Stated exercise: Repeat every line exactly, keeping the pictures out of the copy.

Stored data:

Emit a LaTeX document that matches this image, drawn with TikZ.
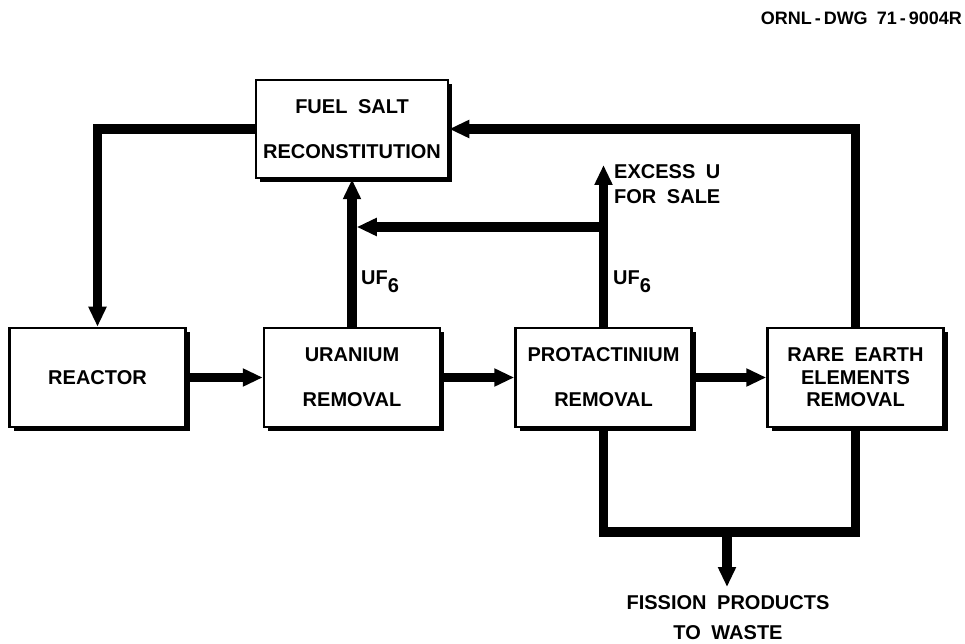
\documentclass[tikz,border=0pt]{standalone}
\usepackage{fontspec}
\setmainfont{Liberation Sans}[WordSpace=1.9]
\usetikzlibrary{arrows.meta,shadows}
\begin{document}
\begin{tikzpicture}[x=1pt,y=1pt,
  box/.style={draw,line width=2.5pt,fill=white,minimum width=176pt,minimum height=99pt,
    align=center,inner sep=0pt,
    drop shadow={shadow xshift=4pt,shadow yshift=-4pt,fill=black,opacity=1}},
  txt/.style={font=\bfseries\fontsize{20}{45}\selectfont},
  flow/.style={line width=9.5pt},
  tip/.style={-{Triangle[width=17pt,length=20pt]}},
  lbl/.style={font=\bfseries\fontsize{20}{25}\selectfont,inner sep=0pt}]
\fill[white] (0,0) rectangle (965,643);
\useasboundingbox (0,0) rectangle (965,643);

% boxes
\node[box,txt,minimum width=192pt,minimum height=98pt] (fuel) at (352,514) {FUEL SALT\\RECONSTITUTION};
\node[box,txt] (reactor) at (97.5,265.5) {REACTOR};
\node[box,txt] (uranium) at (352,265.5) {URANIUM\\REMOVAL};
\node[box,txt] (prot) at (603.5,265.5) {PROTACTINIUM\\REMOVAL};
\node[box,font=\bfseries\fontsize{20}{22.5}\selectfont] (rare) at (855.5,265.5) {RARE EARTH\\ELEMENTS\\REMOVAL};

% coordinates
\coordinate (excess) at (603.5,478);
\coordinate (j) at (603.5,416);
\coordinate (bot) at (727,111);
\coordinate (waste) at (727,56);

% connectors
\draw[flow,tip] (reactor.east) -- (uranium.west);
\draw[flow,tip] (uranium.east) -- (prot.west);
\draw[flow,tip] (prot.east) -- (rare.west);
\draw[flow,tip] (fuel.west) -| (reactor.north);
\draw[flow,tip] (rare.north) |- (fuel.east);
\draw[flow,tip] (uranium.north) -- (fuel.south);
\draw[flow,tip] (prot.north) -- (excess);
\draw[flow,tip,shorten >=4.75pt] (j) -- (uranium.north |- j);
\draw[flow] (prot.south) |- (bot) -| (rare.south);
\draw[flow,tip] (bot) -- (waste);

% labels
\node[lbl,anchor=north west,align=left] (excessu) at (614,479) {EXCESS U\\FOR SALE};
\node[lbl,anchor=base west] (uf1) at (361,358) {UF\raisebox{-8pt}{6}};
\node[lbl,anchor=base west] (uf2) at (613,358) {UF\raisebox{-8pt}{6}};
\node[lbl,anchor=north,align=center,font=\bfseries\fontsize{20}{30}\selectfont] (fission) at (728,48) {FISSION PRODUCTS\\TO WASTE};
\node[font=\bfseries\fontsize{18}{18}\selectfont,anchor=base east,inner sep=0pt] (dwg) at (962,618) {ORNL\,-\,DWG\enspace 71\,-\,9004R};
\end{tikzpicture}
\end{document}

Written answer:
Emit a LaTeX document that matches this image, drawn with TikZ.
\documentclass[tikz,border=0pt]{standalone}
\usepackage{fontspec}
\setmainfont{Liberation Sans}[WordSpace=1.9]
\usetikzlibrary{arrows.meta,shadows}
\begin{document}
\begin{tikzpicture}[x=1pt,y=1pt,
  box/.style={draw,line width=2.5pt,fill=white,minimum width=176pt,minimum height=99pt,
    align=center,inner sep=0pt,
    drop shadow={shadow xshift=4pt,shadow yshift=-4pt,fill=black,opacity=1}},
  txt/.style={font=\bfseries\fontsize{20}{45}\selectfont},
  flow/.style={line width=9.5pt},
  tip/.style={-{Triangle[width=17pt,length=20pt]}},
  lbl/.style={font=\bfseries\fontsize{20}{25}\selectfont,inner sep=0pt}]
\fill[white] (0,0) rectangle (965,643);
\useasboundingbox (0,0) rectangle (965,643);

% boxes
\node[box,txt,minimum width=192pt,minimum height=98pt] (fuel) at (352,514) {FUEL SALT\\RECONSTITUTION};
\node[box,txt] (reactor) at (97.5,265.5) {REACTOR};
\node[box,txt] (uranium) at (352,265.5) {URANIUM\\REMOVAL};
\node[box,txt] (prot) at (603.5,265.5) {PROTACTINIUM\\REMOVAL};
\node[box,font=\bfseries\fontsize{20}{22.5}\selectfont] (rare) at (855.5,265.5) {RARE EARTH\\ELEMENTS\\REMOVAL};

% coordinates
\coordinate (excess) at (603.5,478);
\coordinate (j) at (603.5,416);
\coordinate (bot) at (727,111);
\coordinate (waste) at (727,56);

% connectors
\draw[flow,tip] (reactor.east) -- (uranium.west);
\draw[flow,tip] (uranium.east) -- (prot.west);
\draw[flow,tip] (prot.east) -- (rare.west);
\draw[flow,tip] (fuel.west) -| (reactor.north);
\draw[flow,tip] (rare.north) |- (fuel.east);
\draw[flow,tip] (uranium.north) -- (fuel.south);
\draw[flow,tip] (prot.north) -- (excess);
\draw[flow,tip,shorten >=4.75pt] (j) -- (uranium.north |- j);
\draw[flow] (prot.south) |- (bot) -| (rare.south);
\draw[flow,tip] (bot) -- (waste);

% labels
\node[lbl,anchor=north west,align=left] (excessu) at (614,479) {EXCESS U\\FOR SALE};
\node[lbl,anchor=base west] (uf1) at (361,358) {UF\raisebox{-8pt}{6}};
\node[lbl,anchor=base west] (uf2) at (613,358) {UF\raisebox{-8pt}{6}};
\node[lbl,anchor=north,align=center,font=\bfseries\fontsize{20}{30}\selectfont] (fission) at (728,48) {FISSION PRODUCTS\\TO WASTE};
\node[font=\bfseries\fontsize{18}{18}\selectfont,anchor=base east,inner sep=0pt] (dwg) at (962,618) {ORNL\,-\,DWG\enspace 71\,-\,9004R};
\end{tikzpicture}
\end{document}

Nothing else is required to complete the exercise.